**DATA TO USE:**
-------
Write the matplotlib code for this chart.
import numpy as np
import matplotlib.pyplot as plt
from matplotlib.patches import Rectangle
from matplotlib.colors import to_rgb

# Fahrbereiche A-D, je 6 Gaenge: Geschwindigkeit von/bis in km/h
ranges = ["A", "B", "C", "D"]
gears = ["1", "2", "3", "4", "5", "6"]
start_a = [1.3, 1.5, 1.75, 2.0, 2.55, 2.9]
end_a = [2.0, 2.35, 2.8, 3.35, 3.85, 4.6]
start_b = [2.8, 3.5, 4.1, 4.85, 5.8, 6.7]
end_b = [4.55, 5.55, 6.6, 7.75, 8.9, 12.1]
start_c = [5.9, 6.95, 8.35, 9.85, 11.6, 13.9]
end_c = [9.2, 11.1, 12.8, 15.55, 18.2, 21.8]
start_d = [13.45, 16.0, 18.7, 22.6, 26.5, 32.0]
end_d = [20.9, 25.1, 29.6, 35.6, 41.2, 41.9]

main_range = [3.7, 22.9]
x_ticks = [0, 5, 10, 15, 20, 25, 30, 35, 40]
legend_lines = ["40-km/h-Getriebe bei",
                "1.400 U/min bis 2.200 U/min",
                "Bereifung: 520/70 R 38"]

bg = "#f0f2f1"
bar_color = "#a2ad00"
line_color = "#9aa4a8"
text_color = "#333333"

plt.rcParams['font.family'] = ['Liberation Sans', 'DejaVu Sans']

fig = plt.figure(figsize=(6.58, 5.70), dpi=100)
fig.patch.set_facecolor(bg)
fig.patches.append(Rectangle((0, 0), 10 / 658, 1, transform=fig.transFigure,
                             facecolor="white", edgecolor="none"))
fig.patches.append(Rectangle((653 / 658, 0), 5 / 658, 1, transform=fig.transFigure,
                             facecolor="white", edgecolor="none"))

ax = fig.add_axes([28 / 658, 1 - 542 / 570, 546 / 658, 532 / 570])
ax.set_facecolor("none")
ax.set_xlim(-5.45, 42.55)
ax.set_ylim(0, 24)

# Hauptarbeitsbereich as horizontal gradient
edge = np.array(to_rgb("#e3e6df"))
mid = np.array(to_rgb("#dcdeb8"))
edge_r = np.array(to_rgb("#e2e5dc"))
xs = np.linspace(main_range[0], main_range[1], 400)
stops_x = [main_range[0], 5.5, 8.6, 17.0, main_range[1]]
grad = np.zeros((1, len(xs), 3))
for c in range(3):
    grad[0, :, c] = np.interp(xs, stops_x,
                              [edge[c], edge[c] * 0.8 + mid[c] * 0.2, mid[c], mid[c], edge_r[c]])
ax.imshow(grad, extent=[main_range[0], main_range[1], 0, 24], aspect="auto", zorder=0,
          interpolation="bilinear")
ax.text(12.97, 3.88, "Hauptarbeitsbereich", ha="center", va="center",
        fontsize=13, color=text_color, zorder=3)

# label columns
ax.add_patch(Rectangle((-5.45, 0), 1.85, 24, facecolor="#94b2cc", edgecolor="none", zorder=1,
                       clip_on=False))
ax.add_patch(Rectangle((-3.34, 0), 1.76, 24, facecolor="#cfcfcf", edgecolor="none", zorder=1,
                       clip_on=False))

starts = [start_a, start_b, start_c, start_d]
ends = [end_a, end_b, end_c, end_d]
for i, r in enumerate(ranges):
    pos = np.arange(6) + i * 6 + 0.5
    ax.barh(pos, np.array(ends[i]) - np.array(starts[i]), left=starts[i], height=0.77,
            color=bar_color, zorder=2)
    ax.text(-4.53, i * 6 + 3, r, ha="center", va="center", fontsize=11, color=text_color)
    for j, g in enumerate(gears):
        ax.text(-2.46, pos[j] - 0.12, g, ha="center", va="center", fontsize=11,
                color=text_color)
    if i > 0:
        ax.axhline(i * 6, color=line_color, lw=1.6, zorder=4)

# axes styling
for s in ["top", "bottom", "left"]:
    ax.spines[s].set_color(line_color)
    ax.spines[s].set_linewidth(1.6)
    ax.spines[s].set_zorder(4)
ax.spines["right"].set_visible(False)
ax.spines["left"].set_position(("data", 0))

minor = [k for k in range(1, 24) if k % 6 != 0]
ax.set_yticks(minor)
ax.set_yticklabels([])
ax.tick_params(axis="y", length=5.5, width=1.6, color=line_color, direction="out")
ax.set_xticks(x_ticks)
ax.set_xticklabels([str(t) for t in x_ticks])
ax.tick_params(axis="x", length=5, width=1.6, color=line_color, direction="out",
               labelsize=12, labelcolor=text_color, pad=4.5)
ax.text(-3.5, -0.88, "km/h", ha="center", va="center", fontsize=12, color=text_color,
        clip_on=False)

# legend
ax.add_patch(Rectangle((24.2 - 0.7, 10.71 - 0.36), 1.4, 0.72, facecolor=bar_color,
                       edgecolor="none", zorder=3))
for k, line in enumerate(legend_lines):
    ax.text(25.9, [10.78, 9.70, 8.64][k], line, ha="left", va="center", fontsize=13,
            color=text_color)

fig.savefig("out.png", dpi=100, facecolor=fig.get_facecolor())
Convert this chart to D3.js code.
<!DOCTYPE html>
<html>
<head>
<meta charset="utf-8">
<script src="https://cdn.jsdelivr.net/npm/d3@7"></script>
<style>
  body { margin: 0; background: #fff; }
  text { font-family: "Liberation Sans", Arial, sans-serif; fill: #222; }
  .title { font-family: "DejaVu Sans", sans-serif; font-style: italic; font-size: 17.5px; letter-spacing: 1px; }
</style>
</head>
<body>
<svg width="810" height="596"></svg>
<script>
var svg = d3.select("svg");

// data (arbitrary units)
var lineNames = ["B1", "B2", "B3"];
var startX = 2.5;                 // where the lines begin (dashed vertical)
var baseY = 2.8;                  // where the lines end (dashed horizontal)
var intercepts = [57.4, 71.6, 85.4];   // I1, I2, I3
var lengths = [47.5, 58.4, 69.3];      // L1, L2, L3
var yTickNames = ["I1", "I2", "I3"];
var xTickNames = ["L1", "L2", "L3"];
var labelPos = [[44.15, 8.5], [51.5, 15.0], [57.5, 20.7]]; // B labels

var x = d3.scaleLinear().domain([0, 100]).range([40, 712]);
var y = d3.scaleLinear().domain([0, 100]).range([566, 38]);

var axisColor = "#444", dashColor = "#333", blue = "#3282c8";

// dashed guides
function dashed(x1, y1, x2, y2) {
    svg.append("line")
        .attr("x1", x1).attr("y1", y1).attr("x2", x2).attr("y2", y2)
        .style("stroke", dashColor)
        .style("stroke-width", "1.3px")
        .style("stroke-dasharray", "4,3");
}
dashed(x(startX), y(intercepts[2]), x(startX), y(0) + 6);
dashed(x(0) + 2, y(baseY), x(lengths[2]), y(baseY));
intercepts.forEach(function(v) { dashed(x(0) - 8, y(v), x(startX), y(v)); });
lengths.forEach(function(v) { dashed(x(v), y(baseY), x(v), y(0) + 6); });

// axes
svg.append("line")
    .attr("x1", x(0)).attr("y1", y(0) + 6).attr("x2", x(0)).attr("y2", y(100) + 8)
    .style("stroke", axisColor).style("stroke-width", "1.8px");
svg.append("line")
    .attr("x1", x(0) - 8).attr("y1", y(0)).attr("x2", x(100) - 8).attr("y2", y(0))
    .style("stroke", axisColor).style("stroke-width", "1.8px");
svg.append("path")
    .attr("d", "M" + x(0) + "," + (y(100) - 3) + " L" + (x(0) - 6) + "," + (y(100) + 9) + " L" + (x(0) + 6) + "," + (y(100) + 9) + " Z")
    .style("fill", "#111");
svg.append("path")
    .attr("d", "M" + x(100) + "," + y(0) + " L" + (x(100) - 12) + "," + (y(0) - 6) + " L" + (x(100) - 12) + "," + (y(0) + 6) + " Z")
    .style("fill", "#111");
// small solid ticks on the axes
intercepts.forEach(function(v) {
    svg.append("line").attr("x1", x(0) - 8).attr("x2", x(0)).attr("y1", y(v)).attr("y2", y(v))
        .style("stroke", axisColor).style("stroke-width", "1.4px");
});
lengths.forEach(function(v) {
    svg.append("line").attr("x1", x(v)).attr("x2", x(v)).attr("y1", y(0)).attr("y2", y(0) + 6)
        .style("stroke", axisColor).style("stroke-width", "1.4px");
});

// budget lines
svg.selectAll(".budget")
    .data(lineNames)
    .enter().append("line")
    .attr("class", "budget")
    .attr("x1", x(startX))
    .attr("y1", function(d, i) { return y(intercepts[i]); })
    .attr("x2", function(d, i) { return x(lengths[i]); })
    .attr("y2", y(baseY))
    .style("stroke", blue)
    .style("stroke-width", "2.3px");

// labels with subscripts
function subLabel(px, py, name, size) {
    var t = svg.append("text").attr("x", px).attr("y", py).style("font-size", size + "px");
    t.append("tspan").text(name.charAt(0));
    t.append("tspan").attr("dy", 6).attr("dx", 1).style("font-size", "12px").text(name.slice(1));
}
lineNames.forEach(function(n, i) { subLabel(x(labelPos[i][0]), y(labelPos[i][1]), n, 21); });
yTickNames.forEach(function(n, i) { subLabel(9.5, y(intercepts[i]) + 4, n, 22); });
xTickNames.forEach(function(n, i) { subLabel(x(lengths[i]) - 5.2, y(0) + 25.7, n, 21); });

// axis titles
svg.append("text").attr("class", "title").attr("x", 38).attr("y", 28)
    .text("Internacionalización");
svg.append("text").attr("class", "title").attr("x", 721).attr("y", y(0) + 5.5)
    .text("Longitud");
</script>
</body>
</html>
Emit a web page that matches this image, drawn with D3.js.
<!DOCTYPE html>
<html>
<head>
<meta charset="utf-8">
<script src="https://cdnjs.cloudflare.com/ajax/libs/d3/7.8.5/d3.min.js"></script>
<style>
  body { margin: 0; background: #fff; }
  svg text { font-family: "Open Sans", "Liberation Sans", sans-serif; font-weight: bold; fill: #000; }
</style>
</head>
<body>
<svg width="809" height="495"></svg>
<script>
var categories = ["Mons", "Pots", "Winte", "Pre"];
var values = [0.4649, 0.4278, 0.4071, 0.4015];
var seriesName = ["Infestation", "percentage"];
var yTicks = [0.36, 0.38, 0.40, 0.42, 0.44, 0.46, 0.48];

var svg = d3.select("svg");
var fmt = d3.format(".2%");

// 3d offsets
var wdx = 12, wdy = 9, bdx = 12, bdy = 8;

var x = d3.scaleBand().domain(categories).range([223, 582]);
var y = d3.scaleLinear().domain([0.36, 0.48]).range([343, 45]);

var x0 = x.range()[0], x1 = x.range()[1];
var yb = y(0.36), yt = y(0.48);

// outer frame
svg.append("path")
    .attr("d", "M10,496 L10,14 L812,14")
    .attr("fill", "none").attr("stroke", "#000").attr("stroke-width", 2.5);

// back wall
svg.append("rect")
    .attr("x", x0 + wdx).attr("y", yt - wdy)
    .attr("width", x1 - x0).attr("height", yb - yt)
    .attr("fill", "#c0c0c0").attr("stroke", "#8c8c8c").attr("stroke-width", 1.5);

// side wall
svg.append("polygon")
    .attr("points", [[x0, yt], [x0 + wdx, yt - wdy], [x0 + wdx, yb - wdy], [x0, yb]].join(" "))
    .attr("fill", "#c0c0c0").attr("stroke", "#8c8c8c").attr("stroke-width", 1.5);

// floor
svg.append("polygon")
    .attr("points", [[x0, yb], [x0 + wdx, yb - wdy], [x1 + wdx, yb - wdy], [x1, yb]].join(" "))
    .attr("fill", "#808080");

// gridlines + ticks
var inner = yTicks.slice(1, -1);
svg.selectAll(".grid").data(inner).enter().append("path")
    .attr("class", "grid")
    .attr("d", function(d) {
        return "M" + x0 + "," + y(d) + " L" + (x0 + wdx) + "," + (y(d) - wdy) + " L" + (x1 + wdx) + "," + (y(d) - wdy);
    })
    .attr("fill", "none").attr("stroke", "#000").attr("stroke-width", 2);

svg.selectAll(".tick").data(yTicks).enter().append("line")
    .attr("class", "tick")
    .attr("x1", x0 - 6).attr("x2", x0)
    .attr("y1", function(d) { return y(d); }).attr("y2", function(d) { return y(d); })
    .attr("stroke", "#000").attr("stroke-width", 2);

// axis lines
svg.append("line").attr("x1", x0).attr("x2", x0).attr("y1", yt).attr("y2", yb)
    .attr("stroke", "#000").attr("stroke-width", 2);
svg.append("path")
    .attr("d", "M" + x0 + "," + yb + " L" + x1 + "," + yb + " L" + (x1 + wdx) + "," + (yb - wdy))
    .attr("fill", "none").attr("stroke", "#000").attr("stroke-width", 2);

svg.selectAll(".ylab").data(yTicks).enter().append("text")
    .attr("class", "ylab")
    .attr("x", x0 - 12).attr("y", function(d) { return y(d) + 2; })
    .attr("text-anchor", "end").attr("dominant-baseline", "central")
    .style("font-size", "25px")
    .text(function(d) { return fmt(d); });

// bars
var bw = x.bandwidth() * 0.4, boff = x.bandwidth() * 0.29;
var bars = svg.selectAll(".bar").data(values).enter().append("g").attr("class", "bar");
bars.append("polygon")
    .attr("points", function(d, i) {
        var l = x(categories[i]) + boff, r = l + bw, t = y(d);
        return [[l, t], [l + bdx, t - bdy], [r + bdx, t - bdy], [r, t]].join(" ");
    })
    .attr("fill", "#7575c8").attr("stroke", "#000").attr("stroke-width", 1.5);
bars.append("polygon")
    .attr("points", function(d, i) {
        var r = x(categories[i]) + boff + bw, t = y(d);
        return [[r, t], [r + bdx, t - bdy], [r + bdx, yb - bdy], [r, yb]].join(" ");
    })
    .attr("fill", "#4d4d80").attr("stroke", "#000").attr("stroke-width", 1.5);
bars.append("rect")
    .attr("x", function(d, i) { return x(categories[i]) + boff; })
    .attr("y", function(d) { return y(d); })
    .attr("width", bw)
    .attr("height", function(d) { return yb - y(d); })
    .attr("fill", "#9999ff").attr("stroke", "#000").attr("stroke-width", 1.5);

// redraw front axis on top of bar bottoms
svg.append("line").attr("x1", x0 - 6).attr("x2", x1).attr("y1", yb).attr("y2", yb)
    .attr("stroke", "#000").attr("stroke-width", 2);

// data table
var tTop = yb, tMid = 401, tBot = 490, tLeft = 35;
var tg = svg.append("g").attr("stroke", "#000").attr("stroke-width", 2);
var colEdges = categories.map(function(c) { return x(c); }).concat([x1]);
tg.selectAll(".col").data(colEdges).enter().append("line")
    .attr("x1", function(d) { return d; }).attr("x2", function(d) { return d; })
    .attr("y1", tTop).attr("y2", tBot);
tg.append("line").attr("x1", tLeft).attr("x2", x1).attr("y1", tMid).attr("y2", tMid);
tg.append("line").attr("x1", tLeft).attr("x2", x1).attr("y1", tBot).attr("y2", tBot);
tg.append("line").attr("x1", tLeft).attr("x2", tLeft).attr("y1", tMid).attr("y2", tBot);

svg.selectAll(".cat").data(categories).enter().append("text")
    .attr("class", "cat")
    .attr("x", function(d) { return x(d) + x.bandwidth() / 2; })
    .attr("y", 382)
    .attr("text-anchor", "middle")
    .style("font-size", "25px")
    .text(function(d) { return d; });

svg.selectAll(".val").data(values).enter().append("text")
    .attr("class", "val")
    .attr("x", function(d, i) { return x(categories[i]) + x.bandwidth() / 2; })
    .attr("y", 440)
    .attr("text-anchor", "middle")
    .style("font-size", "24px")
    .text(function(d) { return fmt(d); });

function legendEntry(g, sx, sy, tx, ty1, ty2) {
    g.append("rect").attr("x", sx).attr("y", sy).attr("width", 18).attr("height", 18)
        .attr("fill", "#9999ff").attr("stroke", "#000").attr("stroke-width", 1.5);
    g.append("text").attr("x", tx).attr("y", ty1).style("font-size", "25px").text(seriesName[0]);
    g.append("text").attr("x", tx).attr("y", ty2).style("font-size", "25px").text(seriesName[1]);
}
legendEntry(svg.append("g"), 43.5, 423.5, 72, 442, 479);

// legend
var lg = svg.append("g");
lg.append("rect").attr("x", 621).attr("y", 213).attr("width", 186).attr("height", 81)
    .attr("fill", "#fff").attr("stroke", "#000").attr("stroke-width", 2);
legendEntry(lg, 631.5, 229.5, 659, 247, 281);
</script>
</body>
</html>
-------
**WHAT IS BEING ASKED:**
Everything from the first line of the records above to the line containing "end_d = [20.9, 25.1, 29.6, 35.6, 41.2, 41.9]", inclusive, should be repeated exactly; leave out the rest.

**FINISHED TASK:**
Write the matplotlib code for this chart.
import numpy as np
import matplotlib.pyplot as plt
from matplotlib.patches import Rectangle
from matplotlib.colors import to_rgb

# Fahrbereiche A-D, je 6 Gaenge: Geschwindigkeit von/bis in km/h
ranges = ["A", "B", "C", "D"]
gears = ["1", "2", "3", "4", "5", "6"]
start_a = [1.3, 1.5, 1.75, 2.0, 2.55, 2.9]
end_a = [2.0, 2.35, 2.8, 3.35, 3.85, 4.6]
start_b = [2.8, 3.5, 4.1, 4.85, 5.8, 6.7]
end_b = [4.55, 5.55, 6.6, 7.75, 8.9, 12.1]
start_c = [5.9, 6.95, 8.35, 9.85, 11.6, 13.9]
end_c = [9.2, 11.1, 12.8, 15.55, 18.2, 21.8]
start_d = [13.45, 16.0, 18.7, 22.6, 26.5, 32.0]
end_d = [20.9, 25.1, 29.6, 35.6, 41.2, 41.9]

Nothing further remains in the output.